Thursday, 23 June 2011

WELL FUCK

Great now a section of the us government wants me dead, I met some agent named fisk, Called him agent fist then said something about hes MR.fisted or the fistonator and how  he loves to do strip searches.  Now i'm at war again. Oh well I Should be fine.







Thursday, 16 June 2011

I met some new hero of the galaxy  zeke strahm, was his name after we drank 5 gallons of blood and whiskey we impregnated half of Mongolia. We also fought slenderman armed only with tooth picks he fled in terror or are amazingly awesome toothpicks made of gold infused with Jesus tears

Tuesday, 14 June 2011

I'm have fought a evil dragon of doom made of communism and free heath care. 

Monday, 13 June 2011

FUCK YOU PIZZA HUT

Well I ordered a pizza from toughs pinko commie bastards at pizza hut, and I open up the pizza and boom whats it covered in, some weird pink and blue shit that sparkled.
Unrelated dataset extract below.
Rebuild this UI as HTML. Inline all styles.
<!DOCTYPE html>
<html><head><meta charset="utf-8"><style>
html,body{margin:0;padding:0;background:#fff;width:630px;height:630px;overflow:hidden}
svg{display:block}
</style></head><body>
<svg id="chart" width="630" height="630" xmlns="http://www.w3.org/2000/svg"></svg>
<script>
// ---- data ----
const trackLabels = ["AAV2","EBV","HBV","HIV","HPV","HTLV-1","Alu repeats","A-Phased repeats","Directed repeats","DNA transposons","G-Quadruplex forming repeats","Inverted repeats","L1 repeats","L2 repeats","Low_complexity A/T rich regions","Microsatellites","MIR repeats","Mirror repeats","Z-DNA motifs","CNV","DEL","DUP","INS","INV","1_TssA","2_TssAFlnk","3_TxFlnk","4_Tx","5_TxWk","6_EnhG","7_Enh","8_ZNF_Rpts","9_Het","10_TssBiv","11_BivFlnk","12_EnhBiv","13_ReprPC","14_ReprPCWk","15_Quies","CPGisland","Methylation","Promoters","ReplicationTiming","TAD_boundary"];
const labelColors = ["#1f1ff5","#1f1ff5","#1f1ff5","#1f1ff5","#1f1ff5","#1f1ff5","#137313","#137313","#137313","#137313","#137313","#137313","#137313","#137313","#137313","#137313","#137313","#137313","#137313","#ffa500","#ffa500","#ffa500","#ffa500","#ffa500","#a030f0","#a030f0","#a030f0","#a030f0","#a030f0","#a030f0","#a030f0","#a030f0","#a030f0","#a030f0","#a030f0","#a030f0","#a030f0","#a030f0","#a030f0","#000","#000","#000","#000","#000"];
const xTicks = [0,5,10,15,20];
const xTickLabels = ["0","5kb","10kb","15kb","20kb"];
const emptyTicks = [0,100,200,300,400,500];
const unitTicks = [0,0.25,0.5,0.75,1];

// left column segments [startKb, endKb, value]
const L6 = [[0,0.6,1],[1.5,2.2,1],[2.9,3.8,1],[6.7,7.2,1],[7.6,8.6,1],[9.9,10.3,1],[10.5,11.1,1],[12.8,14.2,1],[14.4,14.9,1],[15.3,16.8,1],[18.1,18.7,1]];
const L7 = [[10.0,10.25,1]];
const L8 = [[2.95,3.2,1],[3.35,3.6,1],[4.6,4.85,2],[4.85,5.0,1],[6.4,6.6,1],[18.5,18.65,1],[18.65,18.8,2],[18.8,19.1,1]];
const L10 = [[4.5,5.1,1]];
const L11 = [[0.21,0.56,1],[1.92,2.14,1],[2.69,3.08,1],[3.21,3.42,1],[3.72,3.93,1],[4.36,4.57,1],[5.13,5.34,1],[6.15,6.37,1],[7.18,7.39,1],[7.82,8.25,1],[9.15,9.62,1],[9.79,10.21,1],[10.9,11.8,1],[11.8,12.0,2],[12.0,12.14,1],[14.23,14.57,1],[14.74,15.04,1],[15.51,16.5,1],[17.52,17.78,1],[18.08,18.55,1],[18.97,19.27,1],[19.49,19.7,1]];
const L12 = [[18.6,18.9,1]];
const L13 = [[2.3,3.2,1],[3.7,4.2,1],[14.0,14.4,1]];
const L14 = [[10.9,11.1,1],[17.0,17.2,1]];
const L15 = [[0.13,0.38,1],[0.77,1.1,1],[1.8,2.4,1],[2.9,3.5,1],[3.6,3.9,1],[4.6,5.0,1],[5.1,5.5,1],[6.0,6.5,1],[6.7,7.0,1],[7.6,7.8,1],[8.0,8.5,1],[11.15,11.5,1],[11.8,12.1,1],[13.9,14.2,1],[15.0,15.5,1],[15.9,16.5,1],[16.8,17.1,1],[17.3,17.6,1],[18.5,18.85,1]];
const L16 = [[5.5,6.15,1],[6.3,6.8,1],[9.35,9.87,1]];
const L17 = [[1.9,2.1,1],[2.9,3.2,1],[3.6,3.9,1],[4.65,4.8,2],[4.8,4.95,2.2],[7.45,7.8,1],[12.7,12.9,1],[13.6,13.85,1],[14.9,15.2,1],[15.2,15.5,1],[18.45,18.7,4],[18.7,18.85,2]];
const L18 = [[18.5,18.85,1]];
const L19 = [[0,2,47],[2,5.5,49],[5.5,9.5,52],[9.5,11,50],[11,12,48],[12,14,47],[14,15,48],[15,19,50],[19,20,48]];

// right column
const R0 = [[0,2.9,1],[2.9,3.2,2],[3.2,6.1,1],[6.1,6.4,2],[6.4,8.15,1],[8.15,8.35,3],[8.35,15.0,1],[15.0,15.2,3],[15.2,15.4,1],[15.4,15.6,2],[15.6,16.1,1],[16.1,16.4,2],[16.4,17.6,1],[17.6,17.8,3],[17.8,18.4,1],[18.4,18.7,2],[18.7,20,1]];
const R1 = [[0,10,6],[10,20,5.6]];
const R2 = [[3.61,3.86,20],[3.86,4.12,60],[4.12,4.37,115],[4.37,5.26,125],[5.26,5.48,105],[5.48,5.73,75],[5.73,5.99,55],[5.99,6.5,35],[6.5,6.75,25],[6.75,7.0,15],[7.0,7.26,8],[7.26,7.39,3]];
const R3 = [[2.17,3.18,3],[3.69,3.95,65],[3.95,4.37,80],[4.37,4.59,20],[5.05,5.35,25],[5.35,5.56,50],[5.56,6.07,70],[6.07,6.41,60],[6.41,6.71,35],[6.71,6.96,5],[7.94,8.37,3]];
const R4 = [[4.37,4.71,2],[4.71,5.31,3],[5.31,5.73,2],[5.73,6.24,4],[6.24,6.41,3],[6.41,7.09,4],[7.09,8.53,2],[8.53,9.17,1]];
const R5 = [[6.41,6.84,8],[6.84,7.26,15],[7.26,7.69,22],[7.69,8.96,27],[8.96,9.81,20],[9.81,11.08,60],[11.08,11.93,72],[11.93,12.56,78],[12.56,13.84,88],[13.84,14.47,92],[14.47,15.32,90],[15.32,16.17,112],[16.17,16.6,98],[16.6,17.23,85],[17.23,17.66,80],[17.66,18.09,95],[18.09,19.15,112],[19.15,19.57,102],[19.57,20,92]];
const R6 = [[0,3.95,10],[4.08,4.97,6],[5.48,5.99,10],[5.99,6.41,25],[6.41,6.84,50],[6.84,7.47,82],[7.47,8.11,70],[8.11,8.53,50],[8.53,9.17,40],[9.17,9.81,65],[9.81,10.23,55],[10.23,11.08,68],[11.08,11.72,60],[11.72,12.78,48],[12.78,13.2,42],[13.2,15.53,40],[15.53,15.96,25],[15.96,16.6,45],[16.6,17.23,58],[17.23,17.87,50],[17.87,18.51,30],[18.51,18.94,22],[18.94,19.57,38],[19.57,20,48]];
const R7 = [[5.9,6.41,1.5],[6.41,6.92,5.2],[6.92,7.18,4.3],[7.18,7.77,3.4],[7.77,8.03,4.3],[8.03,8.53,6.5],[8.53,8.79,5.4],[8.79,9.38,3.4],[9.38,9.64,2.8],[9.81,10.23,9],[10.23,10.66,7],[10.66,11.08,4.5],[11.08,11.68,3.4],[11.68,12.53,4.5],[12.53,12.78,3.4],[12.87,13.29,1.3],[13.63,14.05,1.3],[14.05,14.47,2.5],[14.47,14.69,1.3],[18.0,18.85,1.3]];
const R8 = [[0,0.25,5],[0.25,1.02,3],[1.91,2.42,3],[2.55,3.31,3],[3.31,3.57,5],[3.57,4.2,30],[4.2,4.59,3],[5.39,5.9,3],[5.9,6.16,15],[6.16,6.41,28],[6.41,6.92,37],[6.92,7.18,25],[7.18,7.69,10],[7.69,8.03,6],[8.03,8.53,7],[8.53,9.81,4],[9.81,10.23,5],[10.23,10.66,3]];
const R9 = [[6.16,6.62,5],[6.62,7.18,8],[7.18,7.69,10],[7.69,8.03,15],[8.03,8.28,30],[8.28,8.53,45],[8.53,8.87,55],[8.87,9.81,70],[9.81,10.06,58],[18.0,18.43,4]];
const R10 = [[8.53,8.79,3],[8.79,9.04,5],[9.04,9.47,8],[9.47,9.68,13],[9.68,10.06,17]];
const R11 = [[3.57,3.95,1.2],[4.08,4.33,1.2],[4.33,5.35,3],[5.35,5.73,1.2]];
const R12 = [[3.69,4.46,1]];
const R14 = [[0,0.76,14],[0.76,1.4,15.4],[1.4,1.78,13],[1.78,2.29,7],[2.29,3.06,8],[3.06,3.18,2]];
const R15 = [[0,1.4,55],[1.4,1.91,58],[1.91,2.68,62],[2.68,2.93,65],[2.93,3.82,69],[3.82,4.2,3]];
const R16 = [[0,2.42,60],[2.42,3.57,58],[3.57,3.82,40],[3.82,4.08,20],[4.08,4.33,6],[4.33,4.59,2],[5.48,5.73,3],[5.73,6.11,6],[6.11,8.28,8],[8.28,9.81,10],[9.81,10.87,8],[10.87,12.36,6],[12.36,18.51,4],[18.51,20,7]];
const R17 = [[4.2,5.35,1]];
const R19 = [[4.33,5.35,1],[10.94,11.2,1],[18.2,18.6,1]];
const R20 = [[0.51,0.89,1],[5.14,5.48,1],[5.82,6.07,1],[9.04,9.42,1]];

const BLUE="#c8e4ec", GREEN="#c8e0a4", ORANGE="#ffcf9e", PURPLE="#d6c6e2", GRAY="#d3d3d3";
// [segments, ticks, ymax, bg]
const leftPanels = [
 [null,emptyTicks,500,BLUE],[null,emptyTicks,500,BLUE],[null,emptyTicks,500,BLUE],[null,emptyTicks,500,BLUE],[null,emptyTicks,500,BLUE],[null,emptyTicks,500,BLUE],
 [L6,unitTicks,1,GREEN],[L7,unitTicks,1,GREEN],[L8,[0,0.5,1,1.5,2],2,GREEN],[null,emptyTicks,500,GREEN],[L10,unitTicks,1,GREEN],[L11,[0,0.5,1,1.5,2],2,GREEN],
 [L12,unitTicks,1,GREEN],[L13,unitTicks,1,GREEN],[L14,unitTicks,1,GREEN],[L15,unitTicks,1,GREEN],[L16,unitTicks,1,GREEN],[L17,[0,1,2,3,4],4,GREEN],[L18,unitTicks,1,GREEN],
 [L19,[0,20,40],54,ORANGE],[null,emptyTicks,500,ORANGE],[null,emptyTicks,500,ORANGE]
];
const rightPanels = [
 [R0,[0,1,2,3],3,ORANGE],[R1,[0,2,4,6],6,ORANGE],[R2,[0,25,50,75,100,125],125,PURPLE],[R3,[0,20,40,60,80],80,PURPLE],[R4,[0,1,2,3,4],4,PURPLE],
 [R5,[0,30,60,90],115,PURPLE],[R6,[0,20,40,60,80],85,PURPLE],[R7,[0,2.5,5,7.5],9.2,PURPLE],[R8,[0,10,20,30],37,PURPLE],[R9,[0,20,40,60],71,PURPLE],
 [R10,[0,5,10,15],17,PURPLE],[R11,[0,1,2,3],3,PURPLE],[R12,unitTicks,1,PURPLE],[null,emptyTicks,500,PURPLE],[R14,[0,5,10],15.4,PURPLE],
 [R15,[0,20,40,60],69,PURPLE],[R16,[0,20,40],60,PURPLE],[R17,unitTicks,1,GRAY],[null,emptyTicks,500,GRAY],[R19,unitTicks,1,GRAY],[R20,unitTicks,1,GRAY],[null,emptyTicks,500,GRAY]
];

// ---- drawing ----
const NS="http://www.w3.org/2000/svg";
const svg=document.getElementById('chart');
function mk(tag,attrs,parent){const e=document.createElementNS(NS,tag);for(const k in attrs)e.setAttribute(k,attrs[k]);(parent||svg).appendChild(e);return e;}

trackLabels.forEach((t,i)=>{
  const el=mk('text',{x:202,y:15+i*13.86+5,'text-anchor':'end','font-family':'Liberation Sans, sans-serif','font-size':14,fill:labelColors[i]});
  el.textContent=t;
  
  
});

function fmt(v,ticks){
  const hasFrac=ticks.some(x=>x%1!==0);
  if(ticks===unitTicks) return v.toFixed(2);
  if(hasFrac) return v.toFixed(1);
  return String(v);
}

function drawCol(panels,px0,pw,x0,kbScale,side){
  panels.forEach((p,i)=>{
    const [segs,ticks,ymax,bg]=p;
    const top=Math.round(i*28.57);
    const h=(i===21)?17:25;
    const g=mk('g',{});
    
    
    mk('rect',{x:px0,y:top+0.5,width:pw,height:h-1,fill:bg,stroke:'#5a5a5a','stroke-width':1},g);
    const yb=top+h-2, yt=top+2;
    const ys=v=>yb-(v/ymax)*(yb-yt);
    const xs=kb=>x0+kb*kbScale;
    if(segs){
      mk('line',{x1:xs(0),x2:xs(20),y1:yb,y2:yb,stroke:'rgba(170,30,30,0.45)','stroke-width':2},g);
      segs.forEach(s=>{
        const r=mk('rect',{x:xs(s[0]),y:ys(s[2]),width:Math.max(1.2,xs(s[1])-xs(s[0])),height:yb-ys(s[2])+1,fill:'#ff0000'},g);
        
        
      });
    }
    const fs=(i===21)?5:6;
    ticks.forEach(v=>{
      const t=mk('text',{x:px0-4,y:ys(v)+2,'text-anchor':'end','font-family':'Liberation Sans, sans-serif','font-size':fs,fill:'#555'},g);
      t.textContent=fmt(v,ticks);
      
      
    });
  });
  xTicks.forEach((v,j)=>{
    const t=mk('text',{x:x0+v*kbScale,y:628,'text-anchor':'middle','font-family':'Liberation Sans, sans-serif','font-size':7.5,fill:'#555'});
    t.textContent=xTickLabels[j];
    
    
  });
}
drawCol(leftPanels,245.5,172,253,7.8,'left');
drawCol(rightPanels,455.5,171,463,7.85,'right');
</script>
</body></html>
So of course I didn't eat it I drove down to the orphanage and made them eat it. Should have figured there was something wrong since the delivery dude was dead on my lawn, and the guy giving me the pizza was to well dressed to be working there oh well.

Saturday, 11 June 2011

I'v decalred war on lybia

I played tic tac toe with gaddafi, he lost and yelled at me.He owes me $20 for that game so now i'm pissed me and periwinkle will be slaying some mother fuckers soon.

President. Stalking horse

I have been elected the leaser of malta now to raise my army to fight slendy.

I JUST SOLVED GLOBAL WARMING

I ate 5 gum cobalt then breathed.......boom ice caps fixed.